Oxygen-generating particles (OGPs) were engineered using peroxide (sodium percarbonate) and antioxidant (β-carotene (βCAR)) components encapsulated in PLGA microparticles. The effects of OGPs on hiPSC-CMs were evaluated through oxidative stress assays, cell viability analysis, and contractility measurements. RNA-seq was performed to investigate gene expression changes in hiPSC-CMs in response to OGPs and hypoxic stress. hiPSC-CMs combined with OGPs were encapsulated in a 3D hydrogel to generate oxygen-releasing engineered heart tissue (OR-EHT), which was implanted into infarcted hearts of immunodeficient mice. Cardiac function was assessed by echocardiography, and cell engraftment was evaluated using immunostaining.

Results

OGPs provided controlled oxygen release for up to 22 days. Inclusion of βCAR minimized OGP-induced oxidative stress, preserved mitochondrial membrane potential, and maintained cell viability.

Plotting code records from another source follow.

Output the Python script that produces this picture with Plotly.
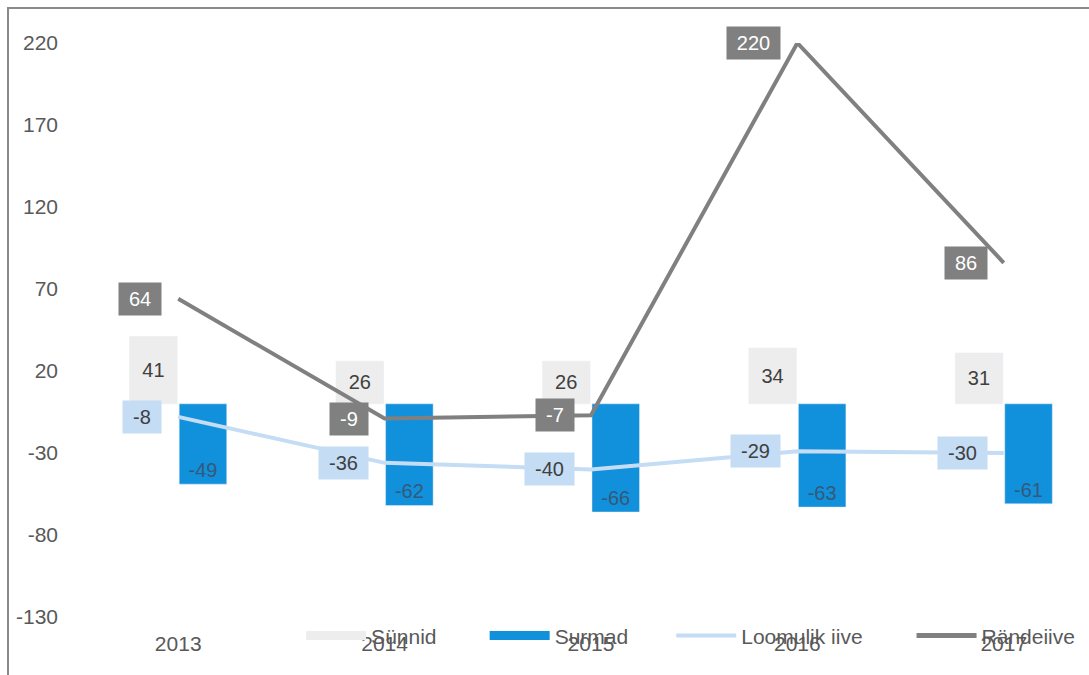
import plotly.graph_objects as go

years = ["2013", "2014", "2015", "2016", "2017"]
sunnid = [41, 26, 26, 34, 31]
surmad = [-49, -62, -66, -63, -61]
loomulik = [-8, -36, -40, -29, -30]
randeiive = [64, -9, -7, 220, 86]
y_ticks = [-130, -80, -30, 20, 70, 120, 170, 220]

FONT = "Liberation Sans, Arial, sans-serif"
C_SUN = "#ededed"
C_SUR = "#1190db"
C_LOO = "#c5dcf5"
C_RAN = "#808080"
C_TXT = "#595959"
LBL = 20


def box_w(s):
    # approximate text width (Arial metrics) plus inner padding
    w = sum(0.333 if ch == "-" else 0.556 for ch in s) * LBL
    return round(w + 12)


fig = go.Figure()

fig.add_trace(go.Bar(
    x=years, y=sunnid, name="Sünnid", marker_color=C_SUN, showlegend=False,
    text=[str(v) for v in sunnid], textposition="inside", insidetextanchor="middle",
    textfont=dict(family=FONT, size=LBL, color="#404040"), cliponaxis=False,
))
fig.add_trace(go.Bar(
    x=years, y=surmad, name="Surmad", marker_color=C_SUR, showlegend=False,
    text=[str(v) for v in surmad], textposition="inside", insidetextanchor="end",
    textfont=dict(family=FONT, size=LBL, color="#35597a"), cliponaxis=False,
))
fig.add_trace(go.Scatter(
    x=years, y=loomulik, name="Loomulik iive", mode="lines",
    line=dict(color=C_LOO, width=4), showlegend=False, cliponaxis=False,
))
fig.add_trace(go.Scatter(
    x=years, y=randeiive, name="Rändeiive", mode="lines",
    line=dict(color=C_RAN, width=4), showlegend=False, cliponaxis=False,
))

# legend entries (wide swatches like the original)
leg_specs = [
    ("Sünnid", C_SUN, 9, "legend", 0.223),
    ("Surmad", C_SUR, 9, "legend2", 0.404),
    ("Loomulik iive", C_LOO, 4, "legend3", 0.588),
    ("Rändeiive", C_RAN, 5, "legend4", 0.825),
]
for name, col, w, lg, _ in leg_specs:
    fig.add_trace(go.Scatter(
        x=[None], y=[None], mode="lines", name=name,
        line=dict(color=col, width=w), legend=lg, showlegend=True,
    ))

annotations = []
for i, v in enumerate(randeiive):
    annotations.append(dict(
        x=i, y=v, xref="x", yref="y", text=str(v), showarrow=False,
        xanchor="right", yanchor="middle", xshift=-16,
        bgcolor=C_RAN, width=box_w(str(v)), height=24, borderpad=4,
        font=dict(family=FONT, size=LBL, color="white"),
    ))
for i, v in enumerate(loomulik):
    annotations.append(dict(
        x=i, y=v, xref="x", yref="y", text=str(v), showarrow=False,
        xanchor="right", yanchor="middle", xshift=-16,
        bgcolor=C_LOO, width=box_w(str(v)), height=24, borderpad=4,
        font=dict(family=FONT, size=LBL, color="#404040"),
    ))

leg_common = dict(orientation="h", y=-0.033, yanchor="middle", xanchor="left",
                  font=dict(family=FONT, size=21, color=C_TXT),
                  bgcolor="rgba(0,0,0,0)", itemwidth=60)
layout_legs = {}
for name, col, w, lg, xp in leg_specs:
    layout_legs[lg] = dict(leg_common, x=xp)

fig.update_layout(
    width=1089, height=675,
    margin=dict(l=75, r=0, t=43, b=58),
    paper_bgcolor="white", plot_bgcolor="white",
    barmode="group", bargap=0.52, bargroupgap=0.04,
    font=dict(family=FONT, size=21, color=C_TXT),
    xaxis=dict(type="category", range=[-0.5, 4.413], showgrid=False, zeroline=False,
               showline=False, ticks="", tickfont=dict(family=FONT, size=21, color=C_TXT),
               ticklabelstandoff=12),
    yaxis=dict(range=[-130, 220], tickvals=y_ticks, ticktext=[str(v) for v in y_ticks],
               showgrid=False, zeroline=False,
               showline=False, ticks="", tickfont=dict(family=FONT, size=21, color=C_TXT),
               ticklabelstandoff=16),
    annotations=annotations,
    shapes=[dict(type="rect", xref="paper", yref="paper",
                 x0=(8 - 75) / 1014, x1=1.05, y0=-0.2, y1=(617 - 8) / 574,
                 line=dict(color="#8a8a8a", width=2), fillcolor="rgba(0,0,0,0)", layer="below")],
    **layout_legs,
)

fig.write_html("out.html")
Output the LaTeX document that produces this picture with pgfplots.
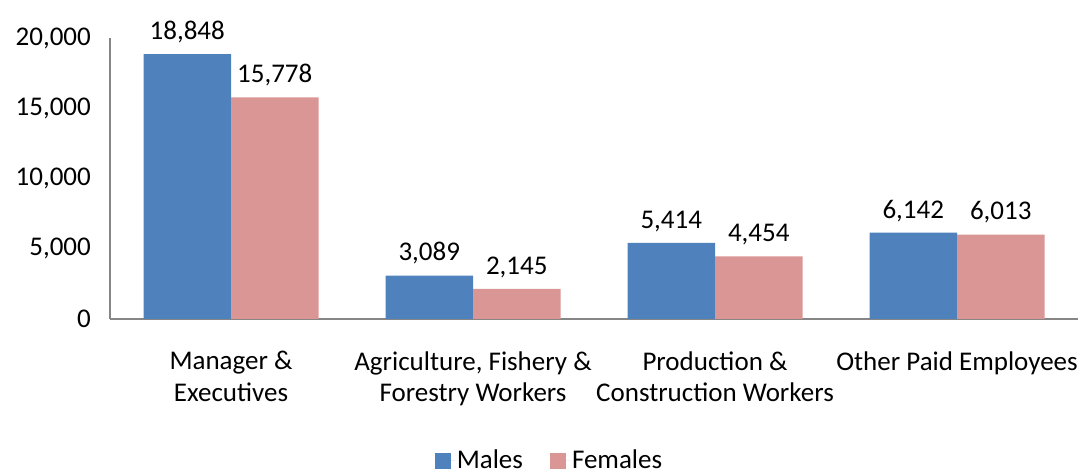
\documentclass[border=0pt]{standalone}
\usepackage{fontspec}
\setmainfont{Carlito}
\usepackage{pgfplots}
\pgfplotsset{compat=1.18}
\definecolor{mblue}{HTML}{4F81BD}
\definecolor{fpink}{HTML}{D99694}
\definecolor{axgray}{HTML}{868686}
\begin{document}
\fontsize{27}{31}\selectfont
\begin{tikzpicture}
\path[use as bounding box] (0,0) rectangle (1079pt,471pt);
\begin{axis}[
  at={(110pt,152pt)}, anchor=south west,
  scale only axis, width=968pt, height=281pt,
  xmin=-0.5, xmax=3.5, ymin=0, ymax=20000,
  ybar=0pt, bar width=87.5pt,
  axis x line*=bottom, axis y line*=left,
  axis line style={draw=axgray, line width=1.5pt, -},
  xtick={0,1,2,3},
  xticklabels={{Manager \&\\Executives},{Agriculture, Fishery \&\\Forestry Workers},{Production \&\\Construction Workers},{Other Paid Employees\\\strut}},
  xticklabel style={align=center, font=\fontsize{27}{31.5}\selectfont, yshift=-19pt},
  ytick={0,5000,10000,15000,20000},
  yticklabel style={font=\fontsize{27}{31}\selectfont, xshift=-10pt},
  tick style={draw=none},
  /pgf/number format/.cd, 1000 sep={,}, assume math mode=true,
  /pgfplots/.cd,
  scaled y ticks=false,
  nodes near coords,
  every node near coord/.append style={font=\fontsize{27}{31}\selectfont, text=black, yshift=2pt, /pgf/number format/1000 sep={,}, /pgf/number format/assume math mode=true},
  legend style={at={(0.454,-0.505)}, anchor=center, draw=none, fill=none, legend columns=2, font=\fontsize{27}{31}\selectfont, /tikz/every even column/.append style={column sep=25pt}},
  legend image code/.code={\fill[#1] (0pt,-8pt) rectangle (16pt,8pt); \path (0pt,0pt) -- (20pt,0pt);},
]
\addplot[fill=mblue, draw=none] coordinates {(0,18848) (1,3089) (2,5414) (3,6142)};
\addplot[fill=fpink, draw=none] coordinates {(0,15778) (1,2145) (2,4454) (3,6013)};
\legend{Males,Females}
\end{axis}
\end{tikzpicture}
\end{document}
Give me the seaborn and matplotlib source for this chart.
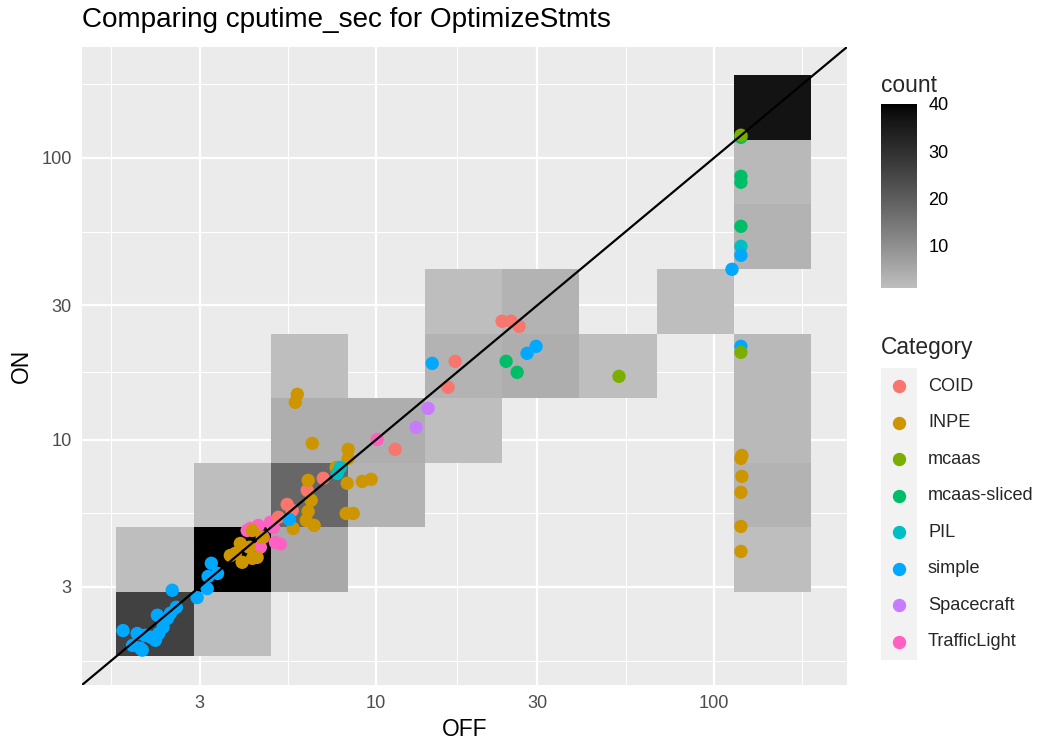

OGP treatment enhanced calcium signaling and contractility in hiPSC-CMs. Transcriptomic analysis revealed that genes associated with CM maturation and contractile function were upregulated following OGP pretreatment. In addition, OGP pretreatment significantly reduced HIF-1α expression, decreased mitochondrial fragmentation, and improved survival. RNA-seq further demonstrated activation of oxygen-responsive metabolic pathways that facilitated cellular adaptation to hypoxic stress. In vivo, OR-EHT implantation for 6 weeks improved cardiac function, increased ejection fraction, reduced ventricular remodeling, and decreased infarct size compared with EHT without OGPs. Moreover, OGP incorporation significantly enhanced engraftment and survival of transplanted hiPSC-CMs and supported features consistent with early structural integration with host myocardium.

Conclusion

OGP-mediated oxygen delivery offers a promising strategy for oxidative preconditioning and significantly improves the regenerative efficacy of hiPSC-CM-based cardiac therapies.